К НЕКЛИНИЧЕСКОМУ ПОНИМАНИЮ ФИГУРАНТА
Почему, даже утратив прежнюю действенность, пропаганда как ложь продолжит оставаться важнейшим элементом системы власти при ее беспрецедентном в современной истории переходе в режим силового правления? Как это происходит, несоциологически обрисовал еще Оруэлл. Однако в случае сегодняшней России идея “1984” не работает в качестве объяснения, поскольку антиутопия такого рода акцентирует скорее состояние, а не процесс. Пониманию функциональности лжи в рамках сегодняшнего режимного перехода не помогает и пример Германии 1930-х, поскольку в нашем случае речь вовсе не идет о пропаганде социально действенной, в свою очередь укорененной, как у Геббельса, в социальной действительности и находящейся на подъеме в силу харизматической легитимности власти.

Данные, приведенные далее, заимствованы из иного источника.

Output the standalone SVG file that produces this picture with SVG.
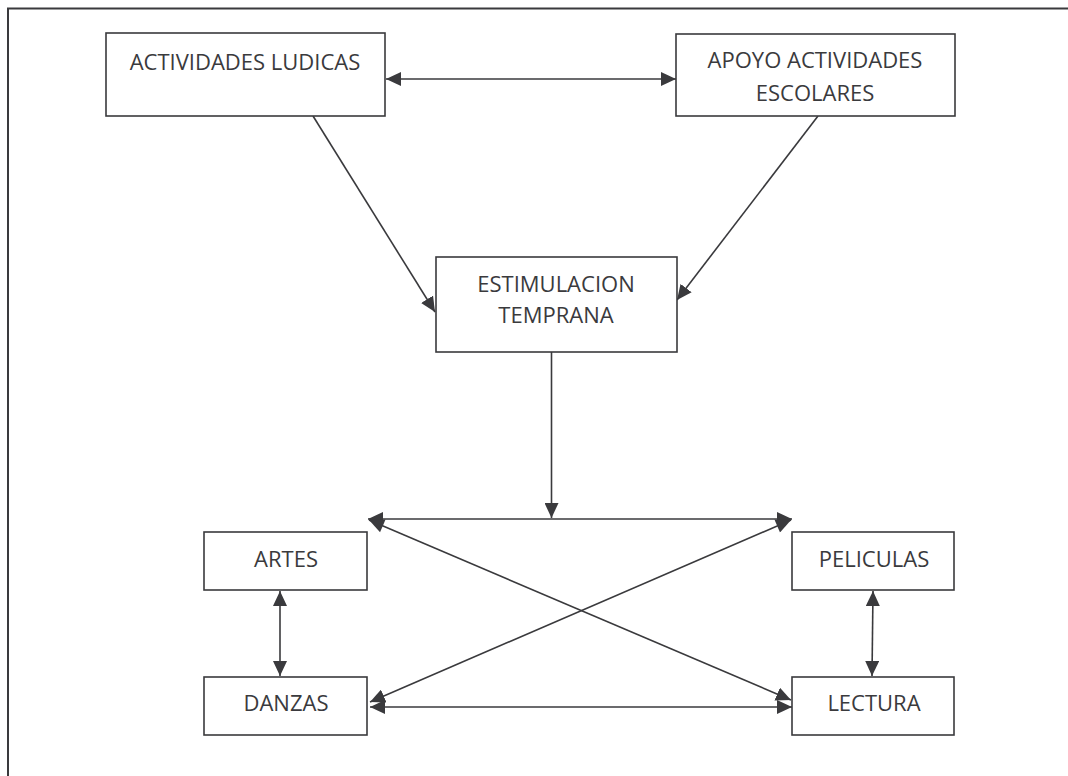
<svg xmlns="http://www.w3.org/2000/svg" width="1068" height="776" viewBox="0 0 1068 776">
<style>
.box{fill:#fff;stroke:#3a3a3d;stroke-width:1.6}
.lbl{font-family:"Open Sans","Noto Sans",sans-serif;font-size:22px;fill:#3a3a3d;text-anchor:middle}
.con{stroke:#3a3a3d;stroke-width:1.6;fill:none;marker-end:url(#ah)}
.dbl{marker-start:url(#ahs)}
</style>
<defs>
<marker id="ah" markerUnits="userSpaceOnUse" markerWidth="16" markerHeight="14" refX="15" refY="7" orient="auto"><path d="M0,0 L15,7 L0,14 Z" fill="#3a3a3d"/></marker>
<marker id="ahs" markerUnits="userSpaceOnUse" markerWidth="16" markerHeight="14" refX="0" refY="7" orient="auto"><path d="M15,0 L0,7 L15,14 Z" fill="#3a3a3d"/></marker>
</defs>
<rect x="8" y="8.5" width="1100" height="800" fill="none" stroke="#3a3a3d" stroke-width="2"/>
<g id="connectors">
<line class="con dbl" x1="386" y1="79" x2="676" y2="79"/>
<line class="con" x1="313" y1="116" x2="435" y2="312"/>
<line class="con" x1="818" y1="116" x2="677" y2="300"/>
<line class="con" x1="551.5" y1="352" x2="551.5" y2="518"/>
<line class="con dbl" x1="368" y1="519" x2="792" y2="519"/>
<line class="con dbl" x1="369" y1="520" x2="791" y2="700"/>
<line class="con dbl" x1="791" y1="520" x2="370" y2="702"/>
<line class="con dbl" x1="370" y1="707" x2="792" y2="707"/>
<line class="con dbl" x1="280" y1="591" x2="280" y2="676"/>
<line class="con dbl" x1="873" y1="591" x2="872" y2="676"/>
</g>
<g id="n1"><rect class="box" x="106" y="33" width="279" height="83"/><text class="lbl" x="245" y="70">ACTIVIDADES LUDICAS</text></g>
<g id="n2"><rect class="box" x="676" y="34" width="279" height="82"/><text class="lbl" x="815" y="68">APOYO ACTIVIDADES</text><text class="lbl" x="815" y="101">ESCOLARES</text></g>
<g id="n3"><rect class="box" x="436" y="257" width="241" height="95"/><text class="lbl" x="556" y="292">ESTIMULACION</text><text class="lbl" x="556" y="323">TEMPRANA</text></g>
<g id="n4"><rect class="box" x="204" y="532" width="163" height="58"/><text class="lbl" x="286" y="567">ARTES</text></g>
<g id="n5"><rect class="box" x="204" y="677" width="163" height="58"/><text class="lbl" x="286" y="711">DANZAS</text></g>
<g id="n6"><rect class="box" x="792" y="532" width="162" height="58"/><text class="lbl" x="874" y="567">PELICULAS</text></g>
<g id="n7"><rect class="box" x="792" y="677" width="162" height="58"/><text class="lbl" x="874" y="711">LECTURA</text></g>
</svg>
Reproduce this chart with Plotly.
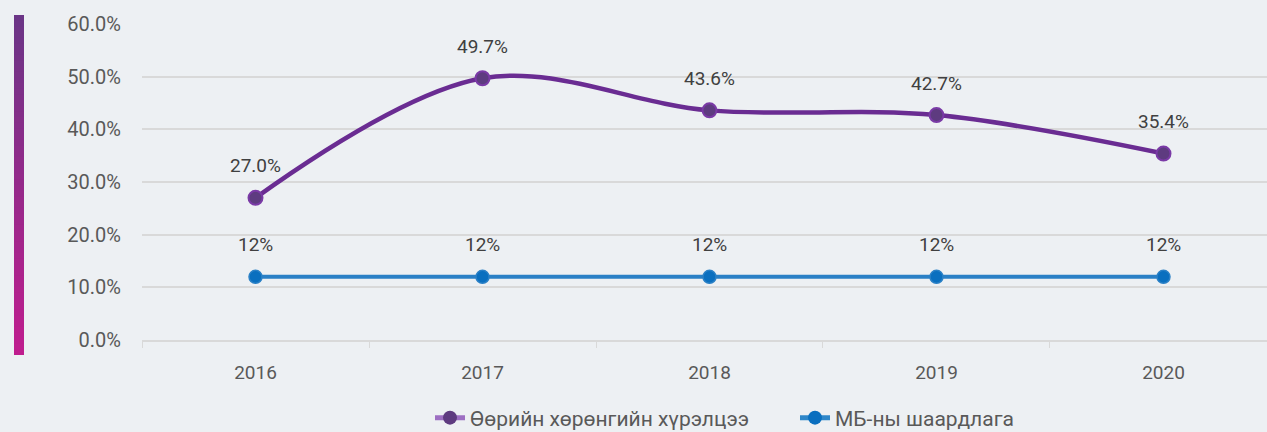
import plotly.graph_objects as go

years = ["2016", "2017", "2018", "2019", "2020"]
own_capital = [0.270, 0.497, 0.436, 0.427, 0.354]
own_labels = ["27.0%", "49.7%", "43.6%", "42.7%", "35.4%"]
requirement = [0.12, 0.12, 0.12, 0.12, 0.12]
req_labels = ["12%", "12%", "12%", "12%", "12%"]
name_own = "Өөрийн хөрөнгийн хүрэлцээ"
name_req = "МБ-ны шаардлага"

FONT = "Roboto, Open Sans, sans-serif"
BG = "#EDF0F3"

fig = go.Figure()
fig.add_trace(go.Scatter(
    x=years, y=requirement, name=name_req, mode="lines+markers",
    line=dict(color="#2A80C6", width=4),
    marker=dict(size=13, color="#0A6FBF", line=dict(color="#2A80C6", width=1.5)),
    showlegend=False,
))
fig.add_trace(go.Scatter(
    x=years, y=own_capital, name=name_own, mode="lines+markers",
    line=dict(color="#6A2C92", width=4.5, shape="spline", smoothing=1.0),
    marker=dict(size=14, color="#5E3B80", line=dict(color="#7A3AA6", width=2)),
    showlegend=False,
))
# legend-only entries (lighter legend line colours as in the reference)
fig.add_trace(go.Scatter(
    x=[None], y=[None], name=name_own, mode="lines+markers",
    line=dict(color="#9D6FC2", width=5),
    marker=dict(size=14, color="#5E3B80"),
))
fig.add_trace(go.Scatter(
    x=[None], y=[None], name=name_req, mode="lines+markers",
    line=dict(color="#2F87C9", width=5),
    marker=dict(size=14, color="#0A6FBF"),
))

for i, (y, t) in enumerate(zip(own_capital, own_labels)):
    fig.add_annotation(x=i, y=y, xref="x", yref="y", text=t, showarrow=False, yshift=32,
                       font=dict(family=FONT, size=19, color="#404040"))
for i, (y, t) in enumerate(zip(requirement, req_labels)):
    fig.add_annotation(x=i, y=y, xref="x", yref="y", text=t, showarrow=False, yshift=32,
                       font=dict(family=FONT, size=19, color="#404040"))

# gradient bar on the left (paper coordinates)
plot_left, plot_w = 142, 1125
plot_h = 316
x0 = (14 - plot_left) / plot_w
x1 = (24 - plot_left) / plot_w
ytop = (340 - 15) / plot_h
ybot = (340 - 355) / plot_h
top_rgb = (0x6A, 0x35, 0x86)
bot_rgb = (0xC0, 0x1D, 0x8E)
n = 60
for i in range(n):
    f = (i + 0.5) / n
    c = tuple(round(b + (t - b) * f) for t, b in zip(top_rgb, bot_rgb))
    ya = ybot + (ytop - ybot) * i / n
    yb = ybot + (ytop - ybot) * (i + 1) / n
    if i < n - 1:
        yb += 0.008
    fig.add_shape(type="rect", xref="paper", yref="paper",
                  x0=x0, x1=x1, y0=ya, y1=yb,
                  fillcolor="rgb(%d,%d,%d)" % c, line=dict(width=0), layer="above")

fig.update_layout(
    width=1267, height=432,
    margin=dict(l=142, r=0, t=24, b=92, autoexpand=False),
    paper_bgcolor=BG, plot_bgcolor=BG,
    font=dict(family=FONT, size=19, color="#595959"),
    legend=dict(orientation="h", x=(430 - 142) / 1125, xanchor="left",
                y=(340 - 418) / 316, yanchor="middle",
                font=dict(family=FONT, size=21, color="#595959"),
                bgcolor="rgba(0,0,0,0)", entrywidth=320, traceorder="normal"),
    xaxis=dict(type="category", range=[-0.5, 4.456], showgrid=False, automargin=False,
               showline=True, linecolor="#D9D9D9", linewidth=1.5,
               ticks="outside", tickson="boundaries", ticklen=6, tickcolor="#D9D9D9",
               ticklabelstandoff=14, tickfont=dict(size=19, color="#595959"),
               zeroline=False, fixedrange=True),
    yaxis=dict(range=[0, 0.6], dtick=0.1, tickformat=".1%", showgrid=True, automargin=False,
               gridcolor="#D9D9D9", gridwidth=1.5, zeroline=False, showline=False,
               ticks="", ticklabelstandoff=20, tickfont=dict(size=20, color="#595959")),
)

fig.write_html("out.html")
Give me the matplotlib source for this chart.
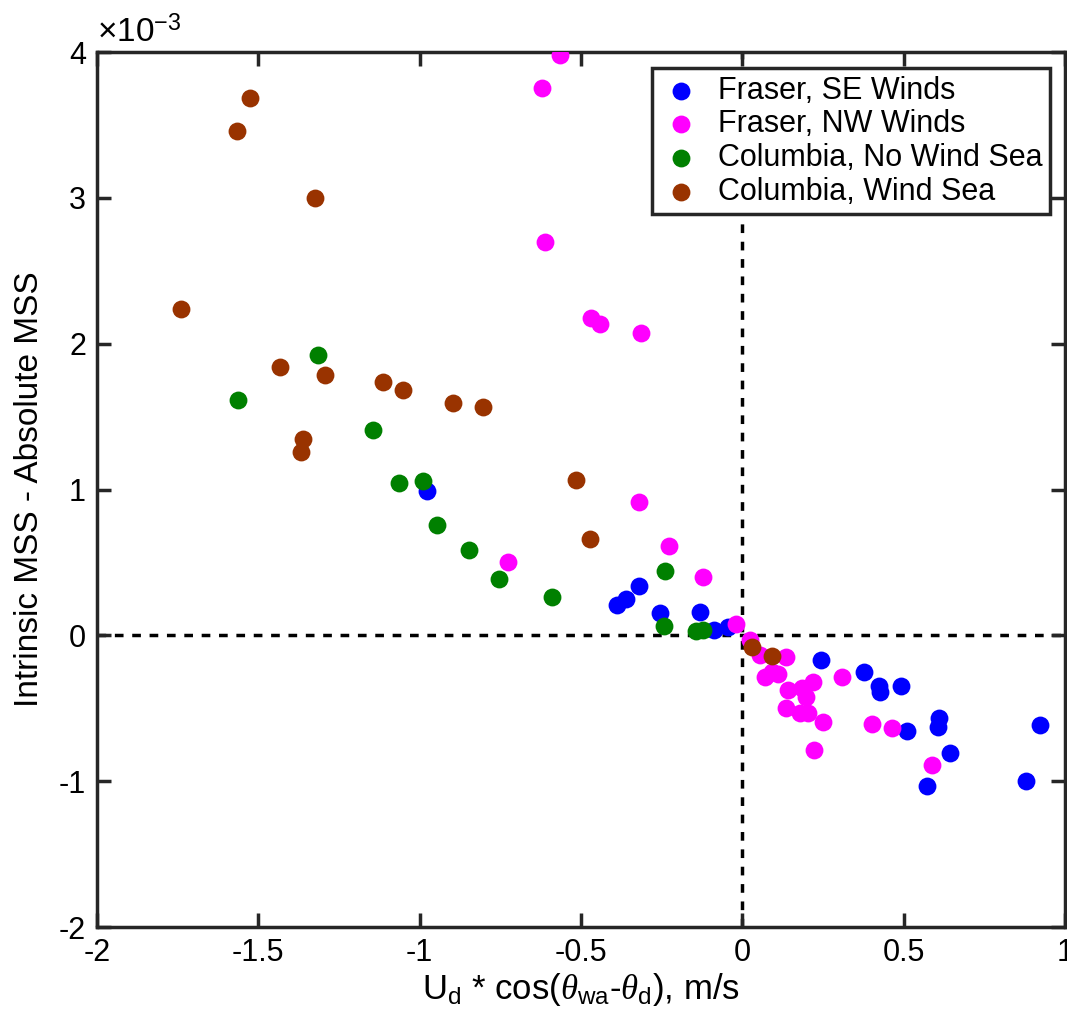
import matplotlib
matplotlib.use('Agg')
import matplotlib.pyplot as plt
import numpy as np

plt.rcParams['font.family'] = ['Liberation Sans', 'DejaVu Sans']
plt.rcParams['mathtext.fontset'] = 'custom'
plt.rcParams['mathtext.rm'] = 'Liberation Sans'
plt.rcParams['mathtext.it'] = 'Liberation Serif:italic'
plt.rcParams['axes.unicode_minus'] = False

# values (y in units of 1e-3)
se_x = [-0.977, -0.388, -0.360, -0.321, -0.254, -0.132, -0.086, -0.044,
        0.244, 0.378, 0.423, 0.426, 0.493, 0.610, 0.608, 0.510, 0.645,
        0.574, 0.881, 0.922]
se_y = [0.993, 0.211, 0.248, 0.341, 0.156, 0.161, 0.037, 0.060,
        -0.169, -0.253, -0.347, -0.386, -0.345, -0.565, -0.629, -0.656,
        -0.803, -1.034, -0.999, -0.615]

nw_x = [-0.565, -0.620, -0.610, -0.470, -0.440, -0.313, -0.726, -0.321,
        -0.227, -0.121, -0.018, 0.024, 0.055, 0.135, 0.070, 0.111, 0.091,
        0.142, 0.184, 0.218, 0.197, 0.308, 0.137, 0.178, 0.204, 0.249,
        0.223, 0.403, 0.463, 0.588]
nw_y = [3.984, 3.755, 2.698, 2.176, 2.137, 2.073, 0.506, 0.918,
        0.614, 0.399, 0.080, -0.032, -0.135, -0.146, -0.283, -0.265, -0.249,
        -0.375, -0.363, -0.318, -0.421, -0.283, -0.500, -0.535, -0.535, -0.592,
        -0.787, -0.608, -0.638, -0.889]

cn_x = [-1.316, -1.563, -1.144, -1.065, -0.988, -0.945, -0.848, -0.755,
        -0.589, -0.238, -0.243, -0.142, -0.121]
cn_y = [1.925, 1.613, 1.410, 1.044, 1.060, 0.756, 0.584, 0.385,
        0.264, 0.444, 0.065, 0.032, 0.037]

cw_x = [-1.525, -1.566, -1.323, -1.740, -1.432, -1.294, -1.115, -1.052,
        -0.895, -0.802, -1.363, -1.369, -0.515, -0.473, 0.031, 0.093]
cw_y = [3.686, 3.457, 3.000, 2.240, 1.840, 1.783, 1.737, 1.684,
        1.597, 1.568, 1.346, 1.259, 1.069, 0.659, -0.077, -0.139]

x_ticks = [-2, -1.5, -1, -0.5, 0, 0.5, 1]
x_tick_labels = ['-2', '-1.5', '-1', '-0.5', '0', '0.5', '1']
y_ticks = [-2, -1, 0, 1, 2, 3, 4]


def main():
    fig = plt.figure(figsize=(10.67, 10.23), dpi=100)
    ax = fig.add_axes([0.0909, 0.0938, 0.9071, 0.8552])

    ax.axhline(0, color='k', ls=(0, (2.5, 2.5)), lw=2.5, zorder=1)
    ax.axvline(0, color='k', ls=(0, (2.5, 2.5)), lw=2.5, zorder=1)

    s = 165
    ax.scatter(se_x, se_y, s=s, c='#0000ff', lw=0, label='Fraser, SE Winds', zorder=3)
    ax.scatter(nw_x, nw_y, s=s, c='#ff00ff', lw=0, label='Fraser, NW Winds', zorder=3)
    ax.scatter(cn_x, cn_y, s=s, c='#008000', lw=0, label='Columbia, No Wind Sea', zorder=3)
    ax.scatter(cw_x, cw_y, s=s, c='#993300', lw=0, label='Columbia, Wind Sea', zorder=3)

    ax.set_xlim(-2, 1)
    ax.set_ylim(-2, 4)
    ax.set_xticks(x_ticks)
    ax.set_xticklabels(x_tick_labels)
    ax.set_yticks(y_ticks)
    ax.tick_params(direction='in', length=10, width=2.5, labelsize=22,
                   top=True, right=True, color='#262626', pad=8)
    for sp in ax.spines.values():
        sp.set_linewidth(2.5)
        sp.set_color('#262626')

    ax.set_xlabel(r'U$_\mathrm{d}$ * cos($\theta_\mathrm{wa}$-$\theta_\mathrm{d}$), m/s',
                  fontsize=25, labelpad=2)
    ax.set_ylabel('Intrinsic MSS - Absolute MSS', fontsize=24, labelpad=10)
    ax.text(0.0, 1.003, r'$\times$10$^{\mathrm{-3}}$', transform=ax.transAxes,
            fontsize=24, ha='left', va='bottom')

    leg = ax.legend(loc='upper right', bbox_to_anchor=(0.985, 0.982), fontsize=22,
                    frameon=True, fancybox=False, handletextpad=0.5,
                    borderpad=0.25, labelspacing=0.12, handlelength=1.4,
                    markerscale=1.0, borderaxespad=0)
    leg.get_frame().set_edgecolor('#262626')
    leg.get_frame().set_linewidth(2.5)
    leg.get_frame().set_alpha(1)

    fig.savefig('out.png', dpi=100)


if __name__ == '__main__':
    main()
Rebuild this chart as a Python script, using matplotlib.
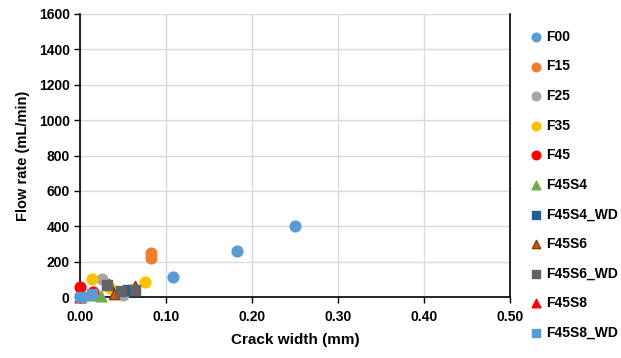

Социологически нынешний режимный переход системы власти в контексте перерождения подсистемы пропаганды мог бы просто объясняться обращением к азам принятия роли через коммуникацию. Однако есть сложность, заключающаяся в том, что в новых, неведомых водах, само воспроизводство роли становится проблематичным. С точки зрения обращения к насущной эмпирике тут весьма показательна возможность предельных попыток увода анализа поведения и высказываний центрального для системы фигуранта от их известной немцовской характеристики. Выглядит это примерно так: фигурант, стремясь по форме оставаться в нормативных рамках коммуникации, когда предполагается, что получатель его сообщений рационален и считает также рациональным самого фигуранта, на самом деле содержательно пытается сказать, что если бы он хотел кого-то отравить, то вряд ли бы стал отравлять, а если он захочет врать, то не станет про это врать.
Неклинически это можно интерпретировать как еще один признак того, что можно назвать “третичной девиантностью”, когда фигурант больше не в состоянии извлекать выгоду из коммуникационного обмена, даже через закрепление роли на уровне девиантности вторичной, и пытается осуществить прорыв в некую новую рамку. То есть в этом случае наблюдается не то, что фигурант “того”, утратил рациональную коммуникационную рамку и поэтому предельно неуклюже отмазывается от ответственности за покушение на убийство, а превращение коммуникации в автокоммуникацию, в самоуговоры по поводу начинающей уходить из под ног легитимности.
Таким образом “связь с действительностью” у фигуранта не то чтобы утрачивается, она качественно меняется на основании того, что действительность и находящиеся в ней получатели сообщений просто уже не нужны, если можно уговорить себя в ненужности легитимности. Или же свойства действительности начинают приписываться тому остатку публичности, необходимость которого все же сохраняется для осуществления самоуговоров.
И вот тут-то мы вступаем в воды, еще неведомые социокультурной теории.